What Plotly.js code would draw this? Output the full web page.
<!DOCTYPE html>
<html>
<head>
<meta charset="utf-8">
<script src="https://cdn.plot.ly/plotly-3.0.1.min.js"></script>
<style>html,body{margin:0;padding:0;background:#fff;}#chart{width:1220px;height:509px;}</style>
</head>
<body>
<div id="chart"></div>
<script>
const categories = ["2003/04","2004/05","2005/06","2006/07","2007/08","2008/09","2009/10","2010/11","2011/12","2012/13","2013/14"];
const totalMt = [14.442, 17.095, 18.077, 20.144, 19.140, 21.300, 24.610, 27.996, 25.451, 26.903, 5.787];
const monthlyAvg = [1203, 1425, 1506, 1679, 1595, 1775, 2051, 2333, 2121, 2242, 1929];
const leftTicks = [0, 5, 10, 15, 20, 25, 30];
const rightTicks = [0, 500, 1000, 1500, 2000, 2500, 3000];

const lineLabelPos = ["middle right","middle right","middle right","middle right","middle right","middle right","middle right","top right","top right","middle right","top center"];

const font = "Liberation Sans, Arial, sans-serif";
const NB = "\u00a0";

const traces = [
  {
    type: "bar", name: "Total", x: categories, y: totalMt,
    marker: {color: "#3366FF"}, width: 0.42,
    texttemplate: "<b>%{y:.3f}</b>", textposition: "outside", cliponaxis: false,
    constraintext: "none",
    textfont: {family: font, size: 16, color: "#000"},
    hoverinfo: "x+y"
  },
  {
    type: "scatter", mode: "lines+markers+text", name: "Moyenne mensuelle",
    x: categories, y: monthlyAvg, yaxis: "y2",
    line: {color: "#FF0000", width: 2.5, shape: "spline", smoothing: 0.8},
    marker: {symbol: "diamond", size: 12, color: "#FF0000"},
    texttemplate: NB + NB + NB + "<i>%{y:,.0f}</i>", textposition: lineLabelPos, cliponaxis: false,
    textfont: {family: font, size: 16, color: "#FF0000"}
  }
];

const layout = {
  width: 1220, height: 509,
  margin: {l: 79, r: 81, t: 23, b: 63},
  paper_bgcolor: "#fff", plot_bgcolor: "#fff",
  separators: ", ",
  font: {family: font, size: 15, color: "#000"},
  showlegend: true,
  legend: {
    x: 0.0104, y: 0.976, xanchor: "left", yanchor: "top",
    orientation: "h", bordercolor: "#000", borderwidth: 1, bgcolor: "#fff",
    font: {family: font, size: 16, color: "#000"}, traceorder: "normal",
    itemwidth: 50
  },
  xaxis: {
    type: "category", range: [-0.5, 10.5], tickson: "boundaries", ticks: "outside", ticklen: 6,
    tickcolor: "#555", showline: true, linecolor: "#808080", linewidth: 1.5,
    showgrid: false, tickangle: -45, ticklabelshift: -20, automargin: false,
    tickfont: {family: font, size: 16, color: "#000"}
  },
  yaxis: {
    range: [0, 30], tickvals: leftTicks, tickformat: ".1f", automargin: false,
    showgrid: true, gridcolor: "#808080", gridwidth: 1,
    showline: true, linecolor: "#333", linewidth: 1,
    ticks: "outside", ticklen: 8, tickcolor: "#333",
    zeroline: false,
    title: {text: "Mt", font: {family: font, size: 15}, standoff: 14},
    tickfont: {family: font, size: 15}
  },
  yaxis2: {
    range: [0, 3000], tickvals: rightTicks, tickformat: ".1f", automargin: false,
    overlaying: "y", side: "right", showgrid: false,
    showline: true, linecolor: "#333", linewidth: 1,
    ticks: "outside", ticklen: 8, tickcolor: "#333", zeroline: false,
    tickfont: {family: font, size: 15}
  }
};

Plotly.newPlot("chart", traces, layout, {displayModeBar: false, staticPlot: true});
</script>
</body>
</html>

........

◆ **YOUR OBJECTIVE**: Return each line of the data exactly as written above.

◆ **CORRECT RESULT**:
What Plotly.js code would draw this? Output the full web page.
<!DOCTYPE html>
<html>
<head>
<meta charset="utf-8">
<script src="https://cdn.plot.ly/plotly-3.0.1.min.js"></script>
<style>html,body{margin:0;padding:0;background:#fff;}#chart{width:1220px;height:509px;}</style>
</head>
<body>
<div id="chart"></div>
<script>
const categories = ["2003/04","2004/05","2005/06","2006/07","2007/08","2008/09","2009/10","2010/11","2011/12","2012/13","2013/14"];
const totalMt = [14.442, 17.095, 18.077, 20.144, 19.140, 21.300, 24.610, 27.996, 25.451, 26.903, 5.787];
const monthlyAvg = [1203, 1425, 1506, 1679, 1595, 1775, 2051, 2333, 2121, 2242, 1929];
const leftTicks = [0, 5, 10, 15, 20, 25, 30];
const rightTicks = [0, 500, 1000, 1500, 2000, 2500, 3000];

const lineLabelPos = ["middle right","middle right","middle right","middle right","middle right","middle right","middle right","top right","top right","middle right","top center"];

const font = "Liberation Sans, Arial, sans-serif";
const NB = "\u00a0";

const traces = [
  {
    type: "bar", name: "Total", x: categories, y: totalMt,
    marker: {color: "#3366FF"}, width: 0.42,
    texttemplate: "<b>%{y:.3f}</b>", textposition: "outside", cliponaxis: false,
    constraintext: "none",
    textfont: {family: font, size: 16, color: "#000"},
    hoverinfo: "x+y"
  },
  {
    type: "scatter", mode: "lines+markers+text", name: "Moyenne mensuelle",
    x: categories, y: monthlyAvg, yaxis: "y2",
    line: {color: "#FF0000", width: 2.5, shape: "spline", smoothing: 0.8},
    marker: {symbol: "diamond", size: 12, color: "#FF0000"},
    texttemplate: NB + NB + NB + "<i>%{y:,.0f}</i>", textposition: lineLabelPos, cliponaxis: false,
    textfont: {family: font, size: 16, color: "#FF0000"}
  }
];

const layout = {
  width: 1220, height: 509,
  margin: {l: 79, r: 81, t: 23, b: 63},
  paper_bgcolor: "#fff", plot_bgcolor: "#fff",
  separators: ", ",
  font: {family: font, size: 15, color: "#000"},
  showlegend: true,
  legend: {
    x: 0.0104, y: 0.976, xanchor: "left", yanchor: "top",
    orientation: "h", bordercolor: "#000", borderwidth: 1, bgcolor: "#fff",
    font: {family: font, size: 16, color: "#000"}, traceorder: "normal",
    itemwidth: 50
  },
  xaxis: {
    type: "category", range: [-0.5, 10.5], tickson: "boundaries", ticks: "outside", ticklen: 6,
    tickcolor: "#555", showline: true, linecolor: "#808080", linewidth: 1.5,
    showgrid: false, tickangle: -45, ticklabelshift: -20, automargin: false,
    tickfont: {family: font, size: 16, color: "#000"}
  },
  yaxis: {
    range: [0, 30], tickvals: leftTicks, tickformat: ".1f", automargin: false,
    showgrid: true, gridcolor: "#808080", gridwidth: 1,
    showline: true, linecolor: "#333", linewidth: 1,
    ticks: "outside", ticklen: 8, tickcolor: "#333",
    zeroline: false,
    title: {text: "Mt", font: {family: font, size: 15}, standoff: 14},
    tickfont: {family: font, size: 15}
  },
  yaxis2: {
    range: [0, 3000], tickvals: rightTicks, tickformat: ".1f", automargin: false,
    overlaying: "y", side: "right", showgrid: false,
    showline: true, linecolor: "#333", linewidth: 1,
    ticks: "outside", ticklen: 8, tickcolor: "#333", zeroline: false,
    tickfont: {family: font, size: 15}
  }
};

Plotly.newPlot("chart", traces, layout, {displayModeBar: false, staticPlot: true});
</script>
</body>
</html>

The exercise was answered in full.